It was one the most unexpected events of the summer in Mallorca, not only the arrival of Amazon founder multi billionaire Jeff Bezos’s new $500 million yacht Koru in the Bay of Palma on her inaugural cruise on July 19, but also the fact that he and his then girlfriend and now fiancée Lauren Sánchez flew out to the yacht by helicopter, after landing in Palma on board a private jet, to board her and set sail on her for the first time.
However, according to Esysman SuperYachts and publicly available AIS information, Koru apparently spent nearly two months off the radar as she cruised the Mediterranean with a host of celebrity guests on board before returning to Mallorca and then heading to a French shipyard a few weeks ago.
Bezos’s movements were made public by images posted on social media platforms by some of the guests and snaps caught by members of the general public when he and his guests went ashore in many of the Mediterranean’s most luxurious destinations - but that was the only way his movements were known as he spent all summer on board his new luxury yacht, the second-largest schooner in the world.
Koru’s $75 million Abeona support ship was spotted off various ports, but she was not always close to Koru.
Two weeks ago she was in Palma’s Club de Mar.
With a net worth of US$125 billion as of April 2023, Bezos is the third-wealthiest person in the world and was the wealthiest from 2017 to 2021, according to both the Bloomberg Billionaires Index and Forbes.
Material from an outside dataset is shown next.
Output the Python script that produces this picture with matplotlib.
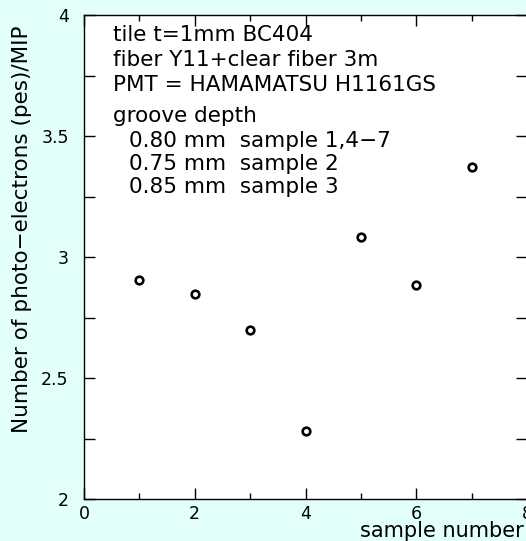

Koru is a luxury custom superyacht. The vessel was built in the Netherlands by Oceanco starting in 2021, and delivered in April 2023. It is a three-masted sailing yacht 127 meters (417 ft) long and reported to have cost $500 million or more. When commissioned, the yacht was the second-largest sailing yacht in the world, after Andrey Melnichenko’s Sailing Yacht A.
What is AIS in yachting?
The acronym AIS stands for Automatic Identification System.
It is used by ships, pleasure boats and traffic control stations. The system allows information on the position of nearby ships and shore stations to be exchanged electronically.
A ship’s crew may turn off its AIS broadcast for a variety of legitimate reasons, but this behaviour may indicate that a vessel is hiding its location and identity.